I also remember worrying about how the baby was doing and if what I was doing was affecting the baby. Trust your instincts and listen to you body! I'm sure you have an army of women and doctors who can offer great advice, but at the end of the day, you know your body best, so trust it and have faith in yourself! Your mama intuition is already kicking in and you'll know what feels right and what doesn't.

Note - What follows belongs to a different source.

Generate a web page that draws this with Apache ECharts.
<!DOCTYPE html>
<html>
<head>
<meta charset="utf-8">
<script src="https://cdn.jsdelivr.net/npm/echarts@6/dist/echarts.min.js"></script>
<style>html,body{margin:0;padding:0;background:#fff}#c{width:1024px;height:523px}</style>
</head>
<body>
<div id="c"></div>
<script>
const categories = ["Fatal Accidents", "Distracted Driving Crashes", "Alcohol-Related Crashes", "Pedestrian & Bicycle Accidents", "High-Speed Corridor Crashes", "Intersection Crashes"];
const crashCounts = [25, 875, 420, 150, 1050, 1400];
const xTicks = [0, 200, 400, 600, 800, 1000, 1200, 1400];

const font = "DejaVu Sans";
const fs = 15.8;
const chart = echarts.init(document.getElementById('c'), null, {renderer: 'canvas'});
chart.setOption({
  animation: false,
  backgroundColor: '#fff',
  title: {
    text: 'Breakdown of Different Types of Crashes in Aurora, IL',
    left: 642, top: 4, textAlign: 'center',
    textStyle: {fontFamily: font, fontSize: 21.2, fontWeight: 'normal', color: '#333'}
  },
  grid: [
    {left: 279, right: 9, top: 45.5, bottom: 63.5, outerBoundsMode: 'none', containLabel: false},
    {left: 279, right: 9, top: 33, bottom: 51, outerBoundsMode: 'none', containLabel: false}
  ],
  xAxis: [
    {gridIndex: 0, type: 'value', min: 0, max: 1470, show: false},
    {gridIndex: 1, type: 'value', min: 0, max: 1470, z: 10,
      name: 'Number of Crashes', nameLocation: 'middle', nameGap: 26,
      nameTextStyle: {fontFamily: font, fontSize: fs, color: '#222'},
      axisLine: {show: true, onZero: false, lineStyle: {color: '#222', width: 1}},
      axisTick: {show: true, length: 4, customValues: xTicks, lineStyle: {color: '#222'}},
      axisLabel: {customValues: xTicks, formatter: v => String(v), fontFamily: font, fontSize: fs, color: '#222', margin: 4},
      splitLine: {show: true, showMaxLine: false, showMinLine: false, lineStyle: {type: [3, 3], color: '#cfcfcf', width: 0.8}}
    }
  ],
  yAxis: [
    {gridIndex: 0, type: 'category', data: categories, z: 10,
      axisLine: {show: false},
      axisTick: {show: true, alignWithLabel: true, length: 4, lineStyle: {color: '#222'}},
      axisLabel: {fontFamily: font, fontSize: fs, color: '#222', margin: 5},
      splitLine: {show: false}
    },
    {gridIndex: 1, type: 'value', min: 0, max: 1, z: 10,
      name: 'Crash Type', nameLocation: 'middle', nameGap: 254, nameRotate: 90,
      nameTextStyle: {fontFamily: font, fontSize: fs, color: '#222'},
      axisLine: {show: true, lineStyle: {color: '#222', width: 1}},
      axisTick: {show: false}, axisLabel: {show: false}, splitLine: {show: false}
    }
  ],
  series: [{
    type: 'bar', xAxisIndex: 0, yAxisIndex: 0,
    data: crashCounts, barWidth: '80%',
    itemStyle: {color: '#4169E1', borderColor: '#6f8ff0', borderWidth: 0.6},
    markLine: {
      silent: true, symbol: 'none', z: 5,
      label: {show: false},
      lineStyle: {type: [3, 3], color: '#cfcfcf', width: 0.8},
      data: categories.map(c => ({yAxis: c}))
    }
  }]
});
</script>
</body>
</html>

It's one thing to know that your body will change during pregnancy, it’s another thing to actually experience it. There are societal pressures to look a certain way – during and after pregnancy. Especially with in the surf industry this experience is amplified. I mean look at how it is on a normal day. I truly have experience the strangest things when coming to this issue. Yes, I was small for my first pregnancy until about 6 months, and then BOOM I WAS HUGE. My butt is always big but it was colosal, I had boobs for the first time, and then looking down and not seeing my feet was a trip. It was like I experience pregnancy in three months which all happened so fast and it was really painful.

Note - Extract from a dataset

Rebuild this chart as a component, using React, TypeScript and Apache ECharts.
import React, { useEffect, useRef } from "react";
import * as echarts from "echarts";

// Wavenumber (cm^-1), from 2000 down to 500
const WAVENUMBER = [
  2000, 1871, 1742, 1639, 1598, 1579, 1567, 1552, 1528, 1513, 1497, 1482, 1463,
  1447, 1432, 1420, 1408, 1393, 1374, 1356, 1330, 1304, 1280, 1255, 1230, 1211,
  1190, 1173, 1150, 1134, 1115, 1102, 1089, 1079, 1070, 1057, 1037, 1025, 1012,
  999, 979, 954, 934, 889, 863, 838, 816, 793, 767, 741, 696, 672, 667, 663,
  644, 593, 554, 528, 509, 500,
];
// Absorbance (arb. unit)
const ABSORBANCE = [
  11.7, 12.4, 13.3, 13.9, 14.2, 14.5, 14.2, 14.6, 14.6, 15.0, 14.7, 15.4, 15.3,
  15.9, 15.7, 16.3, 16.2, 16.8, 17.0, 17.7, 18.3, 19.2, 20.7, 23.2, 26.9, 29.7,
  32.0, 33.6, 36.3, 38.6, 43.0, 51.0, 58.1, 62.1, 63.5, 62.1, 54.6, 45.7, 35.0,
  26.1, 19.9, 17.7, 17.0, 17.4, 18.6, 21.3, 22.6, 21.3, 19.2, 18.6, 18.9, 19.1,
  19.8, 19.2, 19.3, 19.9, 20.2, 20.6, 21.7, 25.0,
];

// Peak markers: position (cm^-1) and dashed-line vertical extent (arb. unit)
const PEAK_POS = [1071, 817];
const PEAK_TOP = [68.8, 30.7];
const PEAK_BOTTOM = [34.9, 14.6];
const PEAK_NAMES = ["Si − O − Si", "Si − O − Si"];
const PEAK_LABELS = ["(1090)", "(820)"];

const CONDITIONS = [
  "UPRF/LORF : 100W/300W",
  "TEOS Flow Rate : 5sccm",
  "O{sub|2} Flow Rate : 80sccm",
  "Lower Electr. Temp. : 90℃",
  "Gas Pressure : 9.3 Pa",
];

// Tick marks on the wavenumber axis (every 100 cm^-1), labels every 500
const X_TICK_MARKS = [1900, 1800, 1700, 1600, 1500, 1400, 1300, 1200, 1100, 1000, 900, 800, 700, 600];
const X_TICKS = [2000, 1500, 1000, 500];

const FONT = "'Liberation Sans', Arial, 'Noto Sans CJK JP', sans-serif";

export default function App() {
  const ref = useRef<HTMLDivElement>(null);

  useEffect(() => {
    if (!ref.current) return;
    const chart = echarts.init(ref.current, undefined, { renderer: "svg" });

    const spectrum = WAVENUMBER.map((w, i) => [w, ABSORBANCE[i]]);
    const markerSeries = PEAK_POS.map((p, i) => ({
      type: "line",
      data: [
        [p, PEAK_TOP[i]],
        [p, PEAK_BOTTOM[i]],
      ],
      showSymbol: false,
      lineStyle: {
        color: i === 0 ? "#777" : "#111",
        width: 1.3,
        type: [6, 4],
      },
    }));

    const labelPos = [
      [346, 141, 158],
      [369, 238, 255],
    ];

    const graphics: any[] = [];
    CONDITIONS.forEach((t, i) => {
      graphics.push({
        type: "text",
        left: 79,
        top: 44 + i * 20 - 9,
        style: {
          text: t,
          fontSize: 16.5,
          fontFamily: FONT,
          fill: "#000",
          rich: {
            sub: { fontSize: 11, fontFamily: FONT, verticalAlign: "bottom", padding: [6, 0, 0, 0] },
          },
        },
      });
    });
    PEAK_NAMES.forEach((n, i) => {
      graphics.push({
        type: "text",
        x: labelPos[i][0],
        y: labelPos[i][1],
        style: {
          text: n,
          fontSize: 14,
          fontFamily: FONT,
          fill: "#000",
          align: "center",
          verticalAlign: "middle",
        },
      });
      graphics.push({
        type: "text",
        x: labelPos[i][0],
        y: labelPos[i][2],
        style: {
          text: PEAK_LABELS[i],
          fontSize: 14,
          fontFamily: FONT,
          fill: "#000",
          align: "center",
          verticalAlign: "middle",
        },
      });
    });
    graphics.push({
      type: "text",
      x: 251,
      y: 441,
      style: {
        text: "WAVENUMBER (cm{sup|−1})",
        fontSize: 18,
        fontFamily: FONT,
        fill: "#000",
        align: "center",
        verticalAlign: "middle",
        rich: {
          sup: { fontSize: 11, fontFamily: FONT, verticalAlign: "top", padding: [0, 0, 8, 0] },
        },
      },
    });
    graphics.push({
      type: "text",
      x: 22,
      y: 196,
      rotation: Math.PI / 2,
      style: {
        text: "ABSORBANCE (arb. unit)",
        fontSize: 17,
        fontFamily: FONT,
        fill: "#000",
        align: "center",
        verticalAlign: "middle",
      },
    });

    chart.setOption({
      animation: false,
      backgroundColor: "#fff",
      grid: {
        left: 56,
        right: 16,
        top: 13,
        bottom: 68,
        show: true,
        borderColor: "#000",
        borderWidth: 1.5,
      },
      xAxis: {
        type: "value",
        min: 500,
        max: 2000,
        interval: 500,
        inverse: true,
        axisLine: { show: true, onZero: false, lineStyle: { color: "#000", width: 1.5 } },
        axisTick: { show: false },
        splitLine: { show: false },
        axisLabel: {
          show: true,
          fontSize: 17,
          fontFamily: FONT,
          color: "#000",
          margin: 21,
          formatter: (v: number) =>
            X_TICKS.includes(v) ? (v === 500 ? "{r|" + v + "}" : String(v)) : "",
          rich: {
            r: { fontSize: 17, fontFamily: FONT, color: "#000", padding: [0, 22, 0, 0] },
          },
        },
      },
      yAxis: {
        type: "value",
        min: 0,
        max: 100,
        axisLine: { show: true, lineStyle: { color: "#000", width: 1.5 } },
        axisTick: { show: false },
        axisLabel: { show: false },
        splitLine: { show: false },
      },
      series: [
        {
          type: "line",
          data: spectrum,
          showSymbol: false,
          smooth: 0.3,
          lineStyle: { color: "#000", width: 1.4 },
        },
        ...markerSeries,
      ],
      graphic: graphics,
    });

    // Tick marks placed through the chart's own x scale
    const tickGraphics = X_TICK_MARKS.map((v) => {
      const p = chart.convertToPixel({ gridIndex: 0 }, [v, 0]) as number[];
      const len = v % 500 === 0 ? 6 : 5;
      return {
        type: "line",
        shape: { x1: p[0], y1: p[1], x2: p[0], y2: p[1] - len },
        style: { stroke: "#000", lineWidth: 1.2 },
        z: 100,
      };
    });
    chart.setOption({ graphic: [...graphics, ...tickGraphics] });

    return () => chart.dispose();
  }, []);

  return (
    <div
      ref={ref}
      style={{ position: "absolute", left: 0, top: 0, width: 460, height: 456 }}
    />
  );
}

Funny thing is, I got pressure for being both in one chapter of metamorphosis. When I was small people were telling me I was unusally small and I should be worried, which of course worried me especially during COVID, and then when I got huge people were telling me I was HUGE! I didn't have the doctor to consult because it was the beginning of COVID and everything was a mess and I couldn't do the normal visits that usually happen. I mean what the F ego and society will mess you up, so try to avoid it at all costs!!! God also gifts mothers with intuition that will guide you fully. It's just when we compare like you mentioned that we get divided from the thruth. You will be surprised at the things people will say in your "butterfly" season. While you and I would more than likely not judge or even dare to say something harmful, others could care less. MY second pregnancy, as I am right now, I am not comfortable with my weight gain, and the worst is how much cellulite I have on my butt and legs. BUT I know my human design is much smarter then I am, then society is, and God knows exactly what he is doing.

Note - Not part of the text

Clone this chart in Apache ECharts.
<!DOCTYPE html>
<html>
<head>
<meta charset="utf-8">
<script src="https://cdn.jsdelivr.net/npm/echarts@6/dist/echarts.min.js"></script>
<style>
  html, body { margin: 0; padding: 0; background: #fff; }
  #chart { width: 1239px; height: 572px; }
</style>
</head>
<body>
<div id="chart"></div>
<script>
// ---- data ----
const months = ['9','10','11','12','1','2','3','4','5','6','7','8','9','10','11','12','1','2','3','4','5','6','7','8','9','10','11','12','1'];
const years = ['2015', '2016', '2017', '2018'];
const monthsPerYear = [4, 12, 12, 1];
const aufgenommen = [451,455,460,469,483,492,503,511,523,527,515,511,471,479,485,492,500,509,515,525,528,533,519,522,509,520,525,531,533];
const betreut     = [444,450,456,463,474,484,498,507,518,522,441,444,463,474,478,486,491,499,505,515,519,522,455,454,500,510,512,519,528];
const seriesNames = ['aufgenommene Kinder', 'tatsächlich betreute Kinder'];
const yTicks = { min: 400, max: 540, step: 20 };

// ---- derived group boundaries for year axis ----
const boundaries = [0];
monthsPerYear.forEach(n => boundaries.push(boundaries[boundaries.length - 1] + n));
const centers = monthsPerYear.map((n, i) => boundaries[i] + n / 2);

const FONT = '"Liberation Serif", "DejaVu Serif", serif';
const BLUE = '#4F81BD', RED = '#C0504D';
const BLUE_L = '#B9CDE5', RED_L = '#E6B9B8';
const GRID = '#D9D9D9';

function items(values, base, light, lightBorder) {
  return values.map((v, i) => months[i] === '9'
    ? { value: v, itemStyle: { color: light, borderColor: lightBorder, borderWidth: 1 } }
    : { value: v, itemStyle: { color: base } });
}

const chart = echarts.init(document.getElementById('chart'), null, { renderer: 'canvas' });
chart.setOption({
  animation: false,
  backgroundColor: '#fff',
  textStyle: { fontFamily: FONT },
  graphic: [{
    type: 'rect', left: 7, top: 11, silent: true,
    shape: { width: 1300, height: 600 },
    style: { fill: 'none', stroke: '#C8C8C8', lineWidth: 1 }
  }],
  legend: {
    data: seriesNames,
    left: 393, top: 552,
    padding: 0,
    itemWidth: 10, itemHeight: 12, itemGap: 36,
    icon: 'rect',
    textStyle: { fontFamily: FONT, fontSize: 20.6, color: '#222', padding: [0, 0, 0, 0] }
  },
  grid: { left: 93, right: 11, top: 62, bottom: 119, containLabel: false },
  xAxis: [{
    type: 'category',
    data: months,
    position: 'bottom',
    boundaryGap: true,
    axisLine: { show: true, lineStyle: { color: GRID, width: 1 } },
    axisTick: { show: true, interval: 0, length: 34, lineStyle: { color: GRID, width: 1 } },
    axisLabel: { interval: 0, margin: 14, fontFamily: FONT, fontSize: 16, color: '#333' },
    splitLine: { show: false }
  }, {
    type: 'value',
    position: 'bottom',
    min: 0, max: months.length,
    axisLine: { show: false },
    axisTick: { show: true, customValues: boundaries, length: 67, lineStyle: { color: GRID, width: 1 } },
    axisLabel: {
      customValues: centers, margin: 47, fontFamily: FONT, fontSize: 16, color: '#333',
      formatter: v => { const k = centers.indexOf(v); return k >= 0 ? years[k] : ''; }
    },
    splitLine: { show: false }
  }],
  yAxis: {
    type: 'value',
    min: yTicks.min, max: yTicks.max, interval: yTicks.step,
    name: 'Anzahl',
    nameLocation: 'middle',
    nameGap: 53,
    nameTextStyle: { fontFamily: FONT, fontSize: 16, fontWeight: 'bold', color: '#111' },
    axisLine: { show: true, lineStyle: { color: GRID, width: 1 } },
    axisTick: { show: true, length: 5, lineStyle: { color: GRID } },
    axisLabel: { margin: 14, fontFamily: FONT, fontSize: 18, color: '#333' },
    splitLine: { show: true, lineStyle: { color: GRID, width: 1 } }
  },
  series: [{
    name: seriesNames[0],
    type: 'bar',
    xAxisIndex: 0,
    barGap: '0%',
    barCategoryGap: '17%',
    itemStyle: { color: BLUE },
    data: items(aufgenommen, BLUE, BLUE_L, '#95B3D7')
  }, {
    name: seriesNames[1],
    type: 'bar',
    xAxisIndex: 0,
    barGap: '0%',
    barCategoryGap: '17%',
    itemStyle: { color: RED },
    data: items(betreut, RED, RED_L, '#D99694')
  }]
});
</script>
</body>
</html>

What I came to realize is that people always have something to say. While some women embrace the changes that come with pregnancy and giving birth, but for many, the metamorphosis can negatively shift their self-image. However, this is the part of life where we leave the world behind, and it's HARD! Rest assured your body knows EXACTLY what it has to do to make this miracle happen. Your wrapping a soul from heaven in skin to bring to earth, and will be the greatest love you have ever known.
Weight gain during pregnancy is a beautiful thing, whether it's 30 pounds or 70 pounds. As long as you're taking care of yourself and allowing yourself grace and love, there's nothing wrong with it! If you want a cookie, eat a cookie. If you want pasta, have pasta. Just balance it out later with a walk or a swim. This is the toxic "us" we need to confront and let go of. Once you see your beautiful baby, you'll accept your body and love it even more for the gift it gave you. But it's hard to really understand what's happening inside you until you see your own baby. We all know what's happening inside a pregnant woman and what will become of it, but when you see what your body made, it's mind-blowing. Same as experiencing the weight gain! You don't get it until you get it!
I absolutely love this photo of you, Carissa! You look amazing! When I see this picture, I think, "Wow!" Your mind will play tricks on you, so keep in mind that you may think you look bigger than you are. Some days you will feel amazing, and other days you may feel out of control. But when the world looks at you, we are in awe, inspired, and filled with love and excitement for this amazing chapter. The world loves you, and the best is yet to come. This is just the beginning. Love you forever! I am here for you indefinitely!